**INSTRUCTION:**
Return the whole listing, line for line, without the pictures in it.

** START OF SOURCE DATA **

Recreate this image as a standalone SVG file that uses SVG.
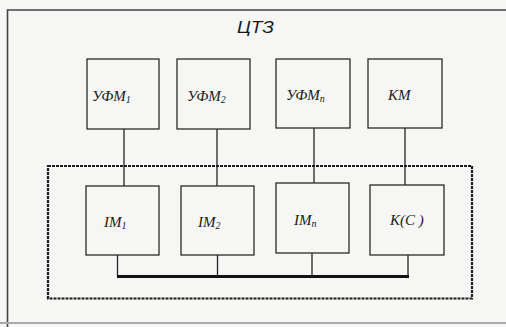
<svg xmlns="http://www.w3.org/2000/svg" width="506" height="327" viewBox="0 0 506 327">
<style>
.box{fill:none;stroke:#2a2a2a;stroke-width:1.3}
.lbl{font-family:"Liberation Serif",serif;font-style:italic;font-size:15px;fill:#1a1a1a}
.sub{font-size:10px}
.wire{fill:none;stroke:#222;stroke-width:1.3}
</style>
<rect x="0" y="0" width="506" height="327" fill="#f6f6f4"/>
<g id="frame">
<polyline points="506,10 7.5,10 7.5,327" fill="none" stroke="#444" stroke-width="1.6"/>
<line x1="0" y1="323" x2="506" y2="323" stroke="#aaa" stroke-width="2"/>
<text x="237" y="33" font-family="Liberation Sans,sans-serif" font-style="italic" font-size="16" fill="#1a1a1a" textLength="37" lengthAdjust="spacingAndGlyphs">ЦТЗ</text>
</g>
<g id="group">
<rect x="48" y="166" width="424" height="132.5" fill="none" stroke="#1a1a1a" stroke-width="2.2" stroke-dasharray="3,1"/>
</g>
<g id="connectors">
<line class="wire" x1="124" y1="129" x2="124" y2="186"/>
<line class="wire" x1="217" y1="129" x2="217" y2="186"/>
<line class="wire" x1="314" y1="128" x2="314" y2="183"/>
<line class="wire" x1="405" y1="128" x2="405" y2="185"/>
<line class="wire" x1="117.5" y1="255" x2="117.5" y2="276"/>
<line class="wire" x1="217.5" y1="255" x2="217.5" y2="276"/>
<line class="wire" x1="312" y1="253" x2="312" y2="276"/>
<line class="wire" x1="408" y1="255" x2="408" y2="276"/>
<line x1="117" y1="276.5" x2="409" y2="276.5" stroke="#111" stroke-width="3"/>
</g>
<g id="ufm1"><rect class="box" x="87" y="59" width="72" height="70"/><text class="lbl" x="92" y="101">УФМ<tspan class="sub" dy="2">1</tspan></text></g>
<g id="ufm2"><rect class="box" x="177" y="59" width="73" height="70"/><text class="lbl" x="187" y="101">УФМ<tspan class="sub" dy="2">2</tspan></text></g>
<g id="ufmn"><rect class="box" x="276" y="59" width="74" height="69"/><text class="lbl" x="286" y="100">УФМ<tspan class="sub" dy="2">n</tspan></text></g>
<g id="km"><rect class="box" x="368" y="59" width="74" height="69"/><text class="lbl" x="388" y="100">КМ</text></g>
<g id="im1"><rect class="box" x="86" y="186" width="73" height="69"/><text class="lbl" x="104" y="227">IM<tspan class="sub" dy="2">1</tspan></text></g>
<g id="im2"><rect class="box" x="181" y="186" width="73" height="69"/><text class="lbl" x="198" y="227">IM<tspan class="sub" dy="2">2</tspan></text></g>
<g id="imn"><rect class="box" x="276" y="183" width="73" height="70"/><text class="lbl" x="294" y="225">IM<tspan class="sub" dy="2">n</tspan></text></g>
<g id="kc"><rect class="box" x="370" y="185" width="74" height="70"/><text class="lbl" x="390" y="225">K(C )</text></g>
</svg>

** END OF SOURCE DATA **

**SOLUTION TO THIS EXERCISE:**
Recreate this image as a standalone SVG file that uses SVG.
<svg xmlns="http://www.w3.org/2000/svg" width="506" height="327" viewBox="0 0 506 327">
<style>
.box{fill:none;stroke:#2a2a2a;stroke-width:1.3}
.lbl{font-family:"Liberation Serif",serif;font-style:italic;font-size:15px;fill:#1a1a1a}
.sub{font-size:10px}
.wire{fill:none;stroke:#222;stroke-width:1.3}
</style>
<rect x="0" y="0" width="506" height="327" fill="#f6f6f4"/>
<g id="frame">
<polyline points="506,10 7.5,10 7.5,327" fill="none" stroke="#444" stroke-width="1.6"/>
<line x1="0" y1="323" x2="506" y2="323" stroke="#aaa" stroke-width="2"/>
<text x="237" y="33" font-family="Liberation Sans,sans-serif" font-style="italic" font-size="16" fill="#1a1a1a" textLength="37" lengthAdjust="spacingAndGlyphs">ЦТЗ</text>
</g>
<g id="group">
<rect x="48" y="166" width="424" height="132.5" fill="none" stroke="#1a1a1a" stroke-width="2.2" stroke-dasharray="3,1"/>
</g>
<g id="connectors">
<line class="wire" x1="124" y1="129" x2="124" y2="186"/>
<line class="wire" x1="217" y1="129" x2="217" y2="186"/>
<line class="wire" x1="314" y1="128" x2="314" y2="183"/>
<line class="wire" x1="405" y1="128" x2="405" y2="185"/>
<line class="wire" x1="117.5" y1="255" x2="117.5" y2="276"/>
<line class="wire" x1="217.5" y1="255" x2="217.5" y2="276"/>
<line class="wire" x1="312" y1="253" x2="312" y2="276"/>
<line class="wire" x1="408" y1="255" x2="408" y2="276"/>
<line x1="117" y1="276.5" x2="409" y2="276.5" stroke="#111" stroke-width="3"/>
</g>
<g id="ufm1"><rect class="box" x="87" y="59" width="72" height="70"/><text class="lbl" x="92" y="101">УФМ<tspan class="sub" dy="2">1</tspan></text></g>
<g id="ufm2"><rect class="box" x="177" y="59" width="73" height="70"/><text class="lbl" x="187" y="101">УФМ<tspan class="sub" dy="2">2</tspan></text></g>
<g id="ufmn"><rect class="box" x="276" y="59" width="74" height="69"/><text class="lbl" x="286" y="100">УФМ<tspan class="sub" dy="2">n</tspan></text></g>
<g id="km"><rect class="box" x="368" y="59" width="74" height="69"/><text class="lbl" x="388" y="100">КМ</text></g>
<g id="im1"><rect class="box" x="86" y="186" width="73" height="69"/><text class="lbl" x="104" y="227">IM<tspan class="sub" dy="2">1</tspan></text></g>
<g id="im2"><rect class="box" x="181" y="186" width="73" height="69"/><text class="lbl" x="198" y="227">IM<tspan class="sub" dy="2">2</tspan></text></g>
<g id="imn"><rect class="box" x="276" y="183" width="73" height="70"/><text class="lbl" x="294" y="225">IM<tspan class="sub" dy="2">n</tspan></text></g>
<g id="kc"><rect class="box" x="370" y="185" width="74" height="70"/><text class="lbl" x="390" y="225">K(C )</text></g>
</svg>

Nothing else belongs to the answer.